It's funny how people here usually assume that my accent is French. I don't know how many times people here in Ontario have asked me if I'm French, if the language I speak to my daughter is French, or even if I'm from Quebec. Canada is such a multicultural country that you might think that people have heard several accents, but somehow they all make the same assumption about a strange accent or a foreign language.
Actually, I don't speak French at all. I don't even understand many words. By several months of exposure to bilingual food packaging I have picked up some useful phrases like "sans gras trans" (no trans fat) or "farine de blé complet" (whole wheat flour), but I don't know how to pronounce them.
Last week I was in Quebec, for a conference.
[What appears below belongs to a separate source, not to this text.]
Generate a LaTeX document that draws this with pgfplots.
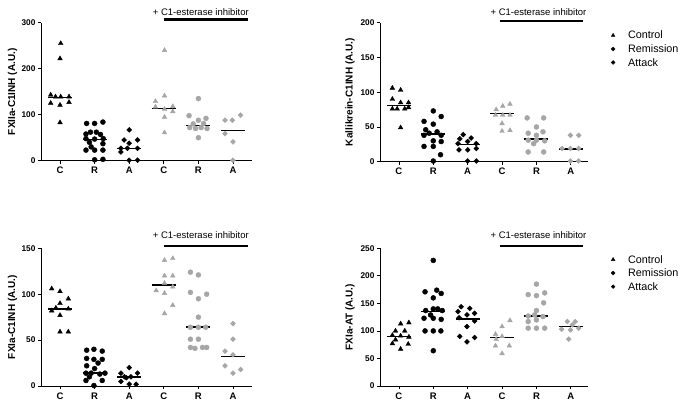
\documentclass[border=0pt]{standalone}
\usepackage{fontspec}
\setmainfont{Liberation Sans}
\usepackage{pgfplots}
\pgfplotsset{compat=1.18}
\definecolor{gr}{RGB}{166,166,166}
\pgfplotsset{
 panel/.style={
  scale only axis, anchor=south west,
  xmin=0.45, xmax=6.55, ymin=0,
  axis x line=bottom, axis y line=left,
  axis line style={-, line width=0.9pt},
  xtick={1,2,3,4,5,6}, xticklabels={C,R,A,C,R,A},
  tick align=outside, major tick length=3pt,
  tick style={line width=0.8pt, black},
  xticklabel style={font=\bfseries\fontsize{9.5}{10}\selectfont},
  yticklabel style={font=\bfseries\fontsize{8.3}{10}\selectfont, xshift=1pt},
  /pgf/number format/assume math mode=true,
  ylabel style={font=\bfseries\fontsize{10}{12}\selectfont, at={(axis description cs:-0.135,0.5)}, anchor=center},
  clip=false,
 },
 ctl/.style={only marks, mark=triangle*, mark size=2.7pt, color=#1},
 rem/.style={only marks, mark=*, mark size=2.5pt, color=#1},
 att/.style={only marks, mark=square*, mark size=1.75pt, every mark/.append style={rotate=45}, color=#1},
 med/.style={black, line width=1.5pt, forget plot},
 leg/.style={legend style={at={(1.096,#1)}, anchor=north west, draw=none, fill=none,
   font=\fontsize{10.8}{12}\selectfont, row sep=4.2pt,
   nodes={inner sep=0pt, anchor=base west},
   /tikz/every odd column/.append style={column sep=13pt}},
   legend cell align=left,
   legend image code/.code={\draw[##1, every mark/.append style={scale=0.78}] plot coordinates {(0pt,3.6pt)};}},
}
\newcommand{\esttext}{+ C1-esterase inhibitor}
\begin{document}
\begin{tikzpicture}
\useasboundingbox (0,0) rectangle (683pt,407pt);
% Panel 1
\begin{axis}[panel, at={(41pt,246.3pt)}, width=211pt, height=138pt, ymax=300, ytick={0,100,200,300}, ylabel={FXIIa-C1INH (A.U.)}]
\addplot[ctl=black] coordinates {(1.02,255)(1.0,222)(0.73,143)(0.87,139)(1.02,139)(1.26,139)(0.73,125)(1.0,121)(1.26,127)(1.0,83)};
\addplot[rem=black] coordinates {(1.77,81)(2.0,81)(2.24,84)(1.75,58)(1.88,62)(2.05,62)(2.17,57)(2.25,48)(1.75,48)(2.0,47)(1.85,40)(2.24,37)(1.75,23)(2.0,23)(2.24,23)(2.0,2)(2.24,3)(1.9,30)};
\addplot[att=black] coordinates {(3.0,67)(2.85,45)(3.24,45)(3.0,38)(2.76,27)(2.95,27)(3.24,27)(2.76,19)(3.0,1)(3.24,1)};
\addplot[ctl=gr] coordinates {(4.02,240)(4.02,141)(3.76,129)(3.76,117)(4.02,112)(4.26,118)(4.26,107)(4.02,95)(4.02,61)};
\addplot[rem=gr] coordinates {(5.0,135)(4.73,98)(5.22,92)(5.0,88)(4.85,80)(5.15,81)(4.75,72)(4.92,70)(5.08,72)(5.25,70)(5.0,50)};
\addplot[att=gr] coordinates {(5.77,88)(5.98,88)(6.22,99)(5.77,59)(6.0,41)(6.0,1)};
\addplot[med] coordinates {(0.65,137)(1.35,137)};
\addplot[med] coordinates {(1.65,46)(2.35,46)};
\addplot[med] coordinates {(2.65,26)(3.35,26)};
\addplot[med] coordinates {(3.65,114)(4.35,114)};
\addplot[med] coordinates {(4.65,77)(5.35,77)};
\addplot[med] coordinates {(5.65,66)(6.35,66)};
\draw[line width=2.5pt] (axis cs:4.0,306.9) -- (axis cs:6.44,306.9);
\node[font=\fontsize{9.5}{11}\selectfont] at (axis cs:5.07,323.4) {\esttext};
\end{axis}
% Panel 2
\begin{axis}[panel, at={(380pt,245.3pt)}, width=208pt, height=139pt, xmax=6.5, ymax=200, ytick={0,50,100,150,200}, ylabel={Kallikrein-C1INH (A.U.)}, ylabel style={at={(axis description cs:-0.144,0.5)}}, leg=0.955]
\addplot[ctl=black] coordinates {(0.81,106)(1.05,103)(0.81,90)(1.05,85)(1.28,85)(0.81,76)(0.95,76)(1.17,76)(1.28,78)(1.05,49)};
\addlegendentry{Control}
\addplot[rem=black] coordinates {(2.0,73)(1.73,58)(2.23,65)(2.0,54)(1.78,46)(1.88,41)(2.11,43)(2.23,38)(1.73,38)(2.0,30)(2.23,29)(1.73,22)(2.0,22)(2.21,10)(2.0,1)};
\addlegendentry{Remission}
\addplot[att=black] coordinates {(2.87,39)(2.77,33)(3.1,34)(3.0,29)(2.72,26)(3.25,26)(2.75,17)(3.0,17)(3.25,19)(3.0,1)(3.25,1)};
\addlegendentry{Attack}
\addplot[ctl=gr, forget plot] coordinates {(4.02,80)(4.23,83)(3.83,75)(3.81,67)(4.02,67)(4.23,67)(4.0,55)(4.0,44)(4.23,45)};
\addplot[rem=gr, forget plot] coordinates {(4.73,63)(5.21,63)(5.0,50)(4.76,41)(5.19,43)(5.0,38)(4.76,31)(5.0,31)(5.24,30)(4.92,26)(4.76,14)(5.21,14)};
\addplot[att=gr, forget plot] coordinates {(5.99,38)(6.23,38)(5.75,19)(5.99,19)(6.23,19)(5.99,1)(6.23,1)};
\addplot[med] coordinates {(0.65,81)(1.35,81)};
\addplot[med] coordinates {(1.65,40)(2.35,40)};
\addplot[med] coordinates {(2.65,25)(3.35,25)};
\addplot[med] coordinates {(3.65,69)(4.35,69)};
\addplot[med] coordinates {(4.65,33)(5.35,33)};
\addplot[med] coordinates {(5.65,18)(6.35,18)};
\draw[line width=2.5pt] (axis cs:3.94,202.8) -- (axis cs:6.35,202.8);
\node[font=\fontsize{9.5}{11}\selectfont] at (axis cs:5.06,215.8) {\esttext};
\end{axis}
% Panel 3
\begin{axis}[panel, at={(41pt,21pt)}, width=211pt, height=137.7pt, ymax=150, ytick={0,50,100,150}, ylabel={FXIa-C1INH (A.U.)}]
\addplot[ctl=black] coordinates {(0.76,106)(1.0,103)(1.24,95)(1.0,90)(0.76,82)(0.88,85)(1.24,84)(1.0,77)(1.0,59)(1.24,59)};
\addplot[rem=black] coordinates {(1.77,39)(1.98,40)(2.22,38)(1.77,30)(1.98,29)(2.22,29)(2.1,25)(1.77,22)(2.0,19)(1.75,14)(1.9,14)(2.15,13)(2.3,14)(1.85,10)(1.75,6)(2.22,6)(1.98,0.5)};
\addplot[att=black] coordinates {(3.0,20)(2.76,14)(3.24,14)(2.86,10)(3.05,10)(2.92,9)(2.76,5)(3.0,2)(3.2,2)};
\addplot[ctl=gr] coordinates {(4.02,137)(4.26,139)(4.02,120)(4.26,120)(3.78,104)(4.02,101)(4.26,108)(4.02,112)(4.26,88)(4.02,79)};
\addplot[rem=gr] coordinates {(4.77,124)(5.0,121)(4.77,102)(5.0,95)(5.24,100)(5.0,75)(4.77,64)(5.0,64)(5.21,64)(4.77,51)(5.0,51)(4.77,42)(4.9,41)(5.12,42)(5.24,42)};
\addplot[att=gr] coordinates {(6.0,68)(6.0,51)(5.77,38)(6.0,34)(5.77,22)(6.22,18)(6.0,14)};
\addplot[med] coordinates {(0.65,84)(1.35,84)};
\addplot[med] coordinates {(1.65,14)(2.35,14)};
\addplot[med] coordinates {(2.65,10)(3.35,10)};
\addplot[med] coordinates {(3.65,110)(4.35,110)};
\addplot[med] coordinates {(4.65,64)(5.35,64)};
\addplot[med] coordinates {(5.65,32)(6.35,32)};
\draw[line width=2.5pt] (axis cs:4.0,152.5) -- (axis cs:6.44,152.5);
\node[font=\fontsize{9.5}{11}\selectfont] at (axis cs:5.07,164.5) {\esttext};
\end{axis}
% Panel 4
\begin{axis}[panel, at={(380pt,21pt)}, width=208pt, height=137.7pt, xmax=6.5, ymax=250, ytick={0,50,100,150,200,250}, ylabel={FXIa-AT (A.U.)}, ylabel style={at={(axis description cs:-0.144,0.5)}}, leg=0.965]
\addplot[ctl=black] coordinates {(1.05,113)(1.29,115)(0.9,100)(1.17,100)(0.81,92)(1.05,91)(1.29,89)(0.9,84)(0.81,77)(1.27,76)(1.05,67)};
\addlegendentry{Control}
\addplot[rem=black] coordinates {(2.0,228)(1.76,171)(2.1,174)(2.23,168)(2.0,160)(1.78,137)(2.0,140)(2.13,140)(2.26,137)(1.92,129)(1.73,123)(2.0,123)(2.23,121)(1.76,100)(2.0,100)(2.22,100)(2.0,64)};
\addlegendentry{Remission}
\addplot[att=black] coordinates {(2.81,144)(3.06,141)(3.2,132)(2.72,135)(2.98,129)(2.75,124)(3.2,118)(2.98,108)(2.77,90)(3.2,88)(2.98,80)};
\addlegendentry{Attack}
\addplot[ctl=gr, forget plot] coordinates {(4.0,108)(4.23,119)(3.81,94)(4.0,90)(3.83,85)(4.21,73)(3.81,73)(4.0,59)};
\addplot[rem=gr, forget plot] coordinates {(5.0,185)(4.76,166)(5.0,164)(5.24,169)(5.21,151)(5.0,137)(4.76,127)(4.95,129)(5.19,126)(5.0,120)(4.76,117)(4.76,105)(5.0,105)(5.24,105)};
\addplot[att=gr, forget plot] coordinates {(5.9,117)(6.13,117)(6.04,111)(5.73,103)(5.99,102)(6.23,105)(5.94,85)};
\addplot[med] coordinates {(0.65,90)(1.35,90)};
\addplot[med] coordinates {(1.65,135)(2.35,135)};
\addplot[med] coordinates {(2.65,122)(3.35,122)};
\addplot[med] coordinates {(3.65,88)(4.35,88)};
\addplot[med] coordinates {(4.65,127)(5.35,127)};
\addplot[med] coordinates {(5.65,108)(6.35,108)};
\draw[line width=2.5pt] (axis cs:3.94,254.2) -- (axis cs:6.35,254.2);
\node[font=\fontsize{9.5}{11}\selectfont] at (axis cs:5.06,274) {\esttext};
\end{axis}
\end{tikzpicture}
\end{document}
In case you don't know, Quebec is a French-speaking province. One funny thing I noticed was that my own accent got worse when I had another language around me all the time. It has happened before, but it feels very strange. I also experienced the following funny situation:
***
[The scene is a café at lunchtime. I have successfully ordered a sandwich from a young man, and now I'm looking undecidedly at the bottles in the fridge behind the counter, and another young man waits for my order.]
Me: Umm... Apple juice, please.
Cashier: I speak English, if that helps.
Me, very confused: Well, so do I actually!
[Confused pause.]
Me: OK, so can I order an apple juice?
Cashier: Was that all?
Me: Actually, the juice is for my daughter. For myself... I'll just have a glass of water, please.
[I get my sandwich, and a glass of water, and pay the sum I'm asked for. There is something missing on my tray.]
Me: So, what happened to the apple juice?
Cashier: Did you want apple juice?
***
After this I felt slightly humiliated. Is my English so bad that people mistake it for tourist French? And is it so difficult to understand it when I say "apple juice"?